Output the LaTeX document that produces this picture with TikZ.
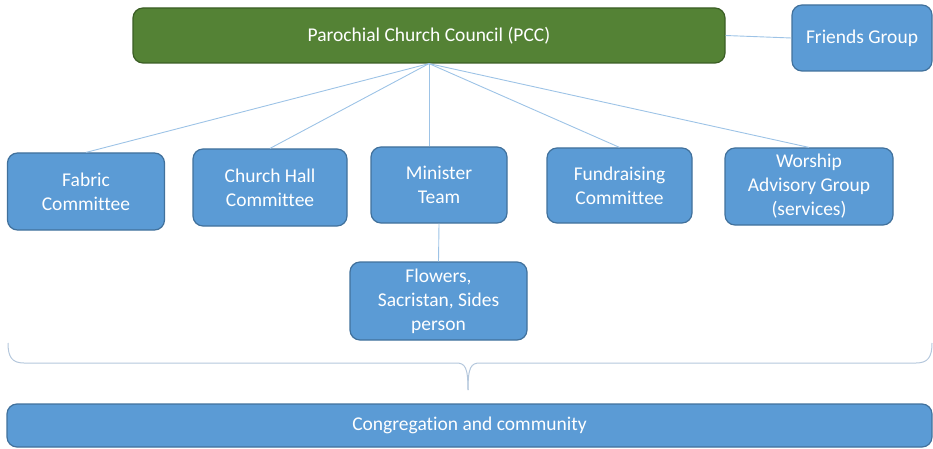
\documentclass[tikz,border=0pt]{standalone}
\usepackage{fontspec}
\setmainfont[Ligatures=NoCommon]{Carlito}
\definecolor{boxblue}{HTML}{5B9BD5}
\definecolor{boxedge}{HTML}{41719C}
\definecolor{pccgreen}{HTML}{548235}
\definecolor{pccedge}{HTML}{3B5E25}
\definecolor{linkblue}{HTML}{9DC3E6}
\definecolor{bracegrey}{HTML}{B4C7DC}
\begin{document}
\begin{tikzpicture}[x=1pt,y=1pt,
  unit/.style={draw=boxedge, line width=1.2pt, fill=boxblue, rounded corners=10pt,
    text=white, align=center, font=\fontsize{19.5}{24}\selectfont, inner sep=2pt},
  pccbox/.style={unit, draw=pccedge, fill=pccgreen},
  link/.style={draw=linkblue, line width=0.9pt},
  bracestyle/.style={draw=bracegrey, line width=1pt}]
\useasboundingbox (0,0) rectangle (933,-449);
\node[pccbox, minimum width=592, minimum height=55] (pcc) at (429,-35.5) {Parochial Church Council (PCC)};
\node[unit, minimum width=140, minimum height=66] (friends) at (862,-38) {Friends Group};
\node[unit, minimum width=157, minimum height=77] (fabric) at (86,-191.5) {Fabric\\Committee};
\node[unit, minimum width=154, minimum height=77] (hall) at (270,-187.5) {Church Hall\\Committee};
\node[unit, minimum width=136, minimum height=76] (minister) at (439,-185) {Minister\\Team};
\node[unit, minimum width=145, minimum height=75] (fund) at (619.5,-185.5) {Fundraising\\Committee};
\node[unit, minimum width=168, minimum height=77] (worship) at (809,-186.5) {Worship\\Advisory Group\\(services)};
\node[unit, minimum width=177, minimum height=78] (flowers) at (438.5,-301) {Flowers,\\Sacristan, Sides\\person};
\node[unit, minimum width=925, minimum height=43] (cong) at (469.5,-425.5) {Congregation and community};
\draw[link] (pcc.east) -- (friends.west);
\draw[link] (pcc.south) -- (fabric.north);
\draw[link] (pcc.south) -- (hall.north);
\draw[link] (pcc.south) -- (minister.north -| pcc.south);
\draw[link] (pcc.south) -- (fund.north);
\draw[link] (pcc.south) -- (worship.north);
\draw[link] (minister.south) -- (flowers.north);
\coordinate (bl) at (8,-343);
\coordinate (br) at (932,-343);
\coordinate (tip) at (468,-390);
\draw[bracestyle] (bl) .. controls (8,-357) and (12,-363) .. (24,-363) -- (456,-363)
  .. controls (465,-363) and (468,-367) .. (tip);
\draw[bracestyle] (br) .. controls (932,-357) and (928,-363) .. (916,-363) -- (480,-363)
  .. controls (471,-363) and (468,-367) .. (tip);
\end{tikzpicture}
\end{document}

§ §

GOAL OF THE EXERCISE:
Give every line back word for word and leave the pictures out.

EXPECTED ANSWER:
Output the LaTeX document that produces this picture with TikZ.
\documentclass[tikz,border=0pt]{standalone}
\usepackage{fontspec}
\setmainfont[Ligatures=NoCommon]{Carlito}
\definecolor{boxblue}{HTML}{5B9BD5}
\definecolor{boxedge}{HTML}{41719C}
\definecolor{pccgreen}{HTML}{548235}
\definecolor{pccedge}{HTML}{3B5E25}
\definecolor{linkblue}{HTML}{9DC3E6}
\definecolor{bracegrey}{HTML}{B4C7DC}
\begin{document}
\begin{tikzpicture}[x=1pt,y=1pt,
  unit/.style={draw=boxedge, line width=1.2pt, fill=boxblue, rounded corners=10pt,
    text=white, align=center, font=\fontsize{19.5}{24}\selectfont, inner sep=2pt},
  pccbox/.style={unit, draw=pccedge, fill=pccgreen},
  link/.style={draw=linkblue, line width=0.9pt},
  bracestyle/.style={draw=bracegrey, line width=1pt}]
\useasboundingbox (0,0) rectangle (933,-449);
\node[pccbox, minimum width=592, minimum height=55] (pcc) at (429,-35.5) {Parochial Church Council (PCC)};
\node[unit, minimum width=140, minimum height=66] (friends) at (862,-38) {Friends Group};
\node[unit, minimum width=157, minimum height=77] (fabric) at (86,-191.5) {Fabric\\Committee};
\node[unit, minimum width=154, minimum height=77] (hall) at (270,-187.5) {Church Hall\\Committee};
\node[unit, minimum width=136, minimum height=76] (minister) at (439,-185) {Minister\\Team};
\node[unit, minimum width=145, minimum height=75] (fund) at (619.5,-185.5) {Fundraising\\Committee};
\node[unit, minimum width=168, minimum height=77] (worship) at (809,-186.5) {Worship\\Advisory Group\\(services)};
\node[unit, minimum width=177, minimum height=78] (flowers) at (438.5,-301) {Flowers,\\Sacristan, Sides\\person};
\node[unit, minimum width=925, minimum height=43] (cong) at (469.5,-425.5) {Congregation and community};
\draw[link] (pcc.east) -- (friends.west);
\draw[link] (pcc.south) -- (fabric.north);
\draw[link] (pcc.south) -- (hall.north);
\draw[link] (pcc.south) -- (minister.north -| pcc.south);
\draw[link] (pcc.south) -- (fund.north);
\draw[link] (pcc.south) -- (worship.north);
\draw[link] (minister.south) -- (flowers.north);
\coordinate (bl) at (8,-343);
\coordinate (br) at (932,-343);
\coordinate (tip) at (468,-390);
\draw[bracestyle] (bl) .. controls (8,-357) and (12,-363) .. (24,-363) -- (456,-363)
  .. controls (465,-363) and (468,-367) .. (tip);
\draw[bracestyle] (br) .. controls (932,-357) and (928,-363) .. (916,-363) -- (480,-363)
  .. controls (471,-363) and (468,-367) .. (tip);
\end{tikzpicture}
\end{document}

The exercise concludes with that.